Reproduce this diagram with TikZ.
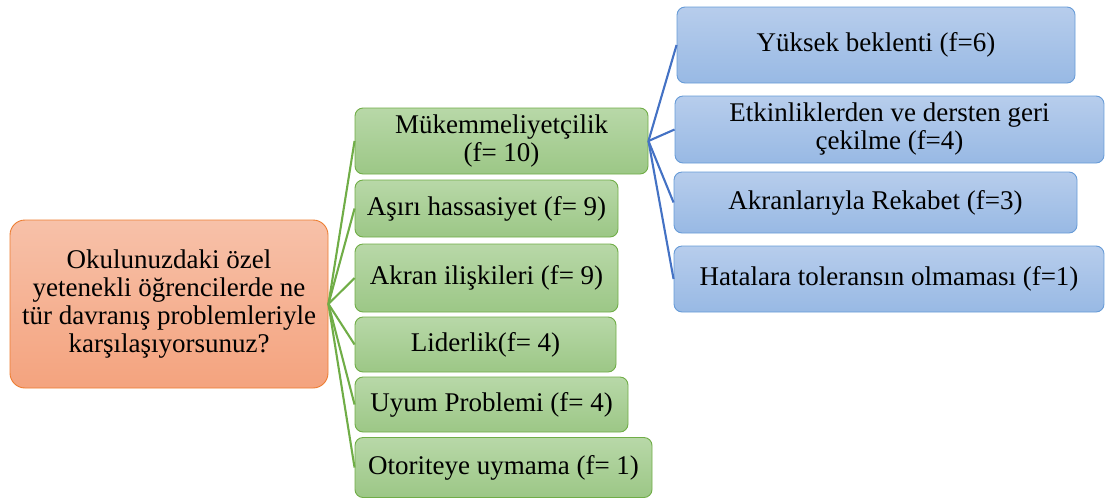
\documentclass[tikz,border=0pt]{standalone}
\usepackage{fontspec}
\setmainfont{Liberation Serif}
\usepackage{tikz}

\definecolor{kokust}{RGB}{247,193,169}
\definecolor{kokalt}{RGB}{244,163,126}
\definecolor{kokcizgi}{RGB}{237,125,49}
\definecolor{yesilust}{RGB}{184,216,168}
\definecolor{yesilalt}{RGB}{156,199,134}
\definecolor{yesilcizgi}{RGB}{112,173,71}
\definecolor{maviust}{RGB}{183,205,236}
\definecolor{mavialt}{RGB}{152,185,228}
\definecolor{mavicizgi}{RGB}{103,155,215}
\definecolor{mavibag}{RGB}{68,114,196}

\begin{document}
\begin{tikzpicture}[x=1pt,y=-1pt,
  font=\fontsize{27}{28}\selectfont,
  kok/.style={draw=kokcizgi, line width=0.9pt, rounded corners=15pt, top color=kokust, bottom color=kokalt, align=center, inner sep=0pt},
  yesil/.style={draw=yesilcizgi, line width=0.9pt, rounded corners=8pt, top color=yesilust, bottom color=yesilalt, align=center, inner sep=0pt},
  mavi/.style={draw=mavicizgi, line width=0.9pt, rounded corners=8pt, top color=maviust, bottom color=mavialt, align=center, inner sep=0pt},
  yesilbag/.style={draw=yesilcizgi, line width=2.1pt},
  mavibagc/.style={draw=mavibag, line width=2.1pt}]
\useasboundingbox (0,0) rectangle (1105,499);
\node[kok, minimum width=318pt, minimum height=168pt] (soru) at (169,304) {Okulunuzdaki özel\\yetenekli öğrencilerde ne\\tür davranış problemleriyle\\karşılaşıyorsunuz?};
\node[yesil, minimum width=293pt, minimum height=66pt] (mukemmel) at (501.5,141) {Mükemmeliyetçilik\\(f= 10)};
\node[yesil, minimum width=263pt, minimum height=57pt] (hassas) at (486.5,208.5) {Aşırı hassasiyet (f= 9)};
\node[yesil, minimum width=263pt, minimum height=68pt] (akran) at (486.5,278) {Akran ilişkileri (f= 9)};
\node[yesil, minimum width=261pt, minimum height=55pt] (lider) at (485.5,344.5) {Liderlik(f= 4)};
\node[yesil, minimum width=273pt, minimum height=55pt] (uyum) at (491.5,404.5) {Uyum Problemi (f= 4)};
\node[yesil, minimum width=297pt, minimum height=60pt] (otorite) at (503.5,467.5) {Otoriteye uymama (f= 1)};
\node[mavi, minimum width=398pt, minimum height=76pt] (yuksek) at (876,45) {Yüksek beklenti (f=6)};
\node[mavi, minimum width=429pt, minimum height=67pt] (geri) at (889.5,129.5) {Etkinliklerden ve dersten geri\\çekilme (f=4)};
\node[mavi, minimum width=403pt, minimum height=61pt] (rekabet) at (875.5,202.5) {Akranlarıyla Rekabet (f=3)};
\node[mavi, minimum width=430pt, minimum height=66pt] (tolerans) at (889,279) {Hatalara toleransın olmaması (f=1)};
\foreach \n in {mukemmel,hassas,akran,lider,uyum,otorite}
  \draw[yesilbag] (soru.east) -- (\n.west);
\foreach \n in {yuksek,geri,rekabet,tolerans}
  \draw[mavibagc] (mukemmel.east) -- (\n.west);
\end{tikzpicture}
\end{document}
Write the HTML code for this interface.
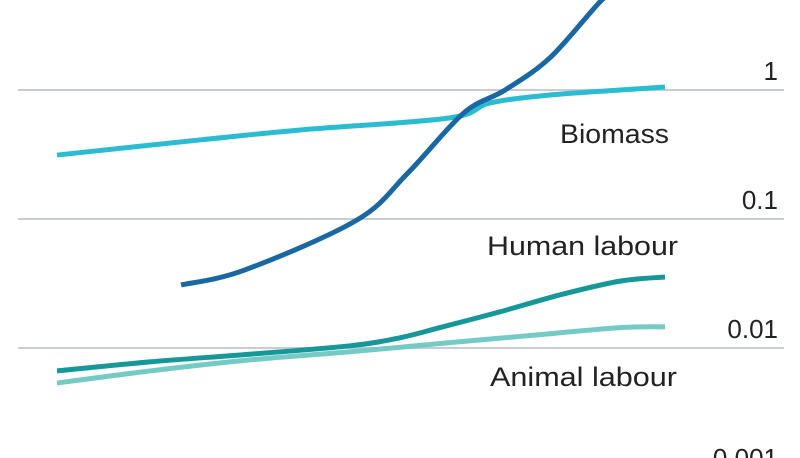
<!DOCTYPE html>
<html><head><meta charset="utf-8"><style>
html,body{margin:0;padding:0;background:#fff;width:800px;height:458px;overflow:hidden}
text{font-family:"Liberation Sans Narrow","Liberation Sans",sans-serif;fill:#222}
</style></head><body>
<svg id="chart" width="800" height="458" viewBox="0 0 800 458" xmlns="http://www.w3.org/2000/svg"></svg>
<script>
const tickValues=[1,0.1,0.01,0.001];
const tickLabels=["1","0.1","0.01","0.001"];
const fossilT=[20.4,30.9,49.3,57.7,66.9,73.7,81.2,89.6,92.6];
const fossilV=[0.0308,0.0403,0.098,0.227,0.663,1.0,1.8,4.98,5.95];
const biomassT=[0,23.5,40,64.5,71.2,81.1,92.6,100];
const biomassV=[0.313,0.41,0.49,0.607,0.793,0.915,1.0,1.055];
const humanT=[0,15.3,31.7,48.2,56.4,63,72.9,82.7,92.6,100];
const humanV=[0.00664,0.00781,0.00895,0.0104,0.012,0.0144,0.0191,0.0258,0.033,0.0355];
const animalT=[0,15.3,31.7,48.2,64.6,81.1,92.6,100];
const animalV=[0.00535,0.00664,0.00809,0.00935,0.011,0.0129,0.0144,0.0146];
const NS="http://www.w3.org/2000/svg";
const svg=document.getElementById('chart');
const xS=t=>57+t*6.08;
const yS=v=>90-129*Math.log10(v);
function el(tag,attrs){const e=document.createElementNS(NS,tag);for(const k in attrs)e.setAttribute(k,attrs[k]);svg.appendChild(e);return e;}
tickValues.forEach((v,i)=>{
  const y=yS(v);
  const g=el('line',{x1:18,x2:784,y1:y,y2:y,stroke:'#c9cdd2','stroke-width':2});
  
  
  const t=el('text',{x:778,y:y-10,'text-anchor':'end','font-size':26});
  t.textContent=tickLabels[i];
  
  
});
function path(T,V){
  const p=T.map((t,i)=>[xS(t),yS(V[i])]);
  let d='M'+p[0][0]+','+p[0][1];
  for(let i=0;i<p.length-1;i++){
    const p0=p[i-1]||p[i],p1=p[i],p2=p[i+1],p3=p[i+2]||p2;
    const c1=[p1[0]+(p2[0]-p0[0])/6,p1[1]+(p2[1]-p0[1])/6];
    const c2=[p2[0]-(p3[0]-p1[0])/6,p2[1]-(p3[1]-p1[1])/6];
    d+=' C'+c1+' '+c2+' '+p2;
  }
  return d;
}
function line(T,V,color,name){
  const l=el('path',{d:path(T,V),fill:'none',stroke:color,'stroke-width':5,'stroke-linecap':'butt'});
  
  
}
line(animalT,animalV,'#74cbc5','animal-labour-line');
line(humanT,humanV,'#16989a','human-labour-line');
line(biomassT,biomassV,'#2cbcd2','biomass-line');
line(fossilT,fossilV,'#1a68a3','fossil-fuel-line');
function label(txt,x,y,w,name){
  const t=el('text',{x:x,y:y,'font-size':27,textLength:w,lengthAdjust:'spacingAndGlyphs'});
  t.textContent=txt;
  
  
}
label('Biomass',560,143,109,'biomass-label');
label('Human labour',487,255,191,'human-labour-label');
label('Animal labour',490,386,187,'animal-labour-label');
</script>
</body></html>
···
* **WHAT IS BEING ASKED**: Copy all lines from the entries that contain the word "this".

* **THE RESULT**:
Reproduce this diagram with TikZ.
Write the HTML code for this interface.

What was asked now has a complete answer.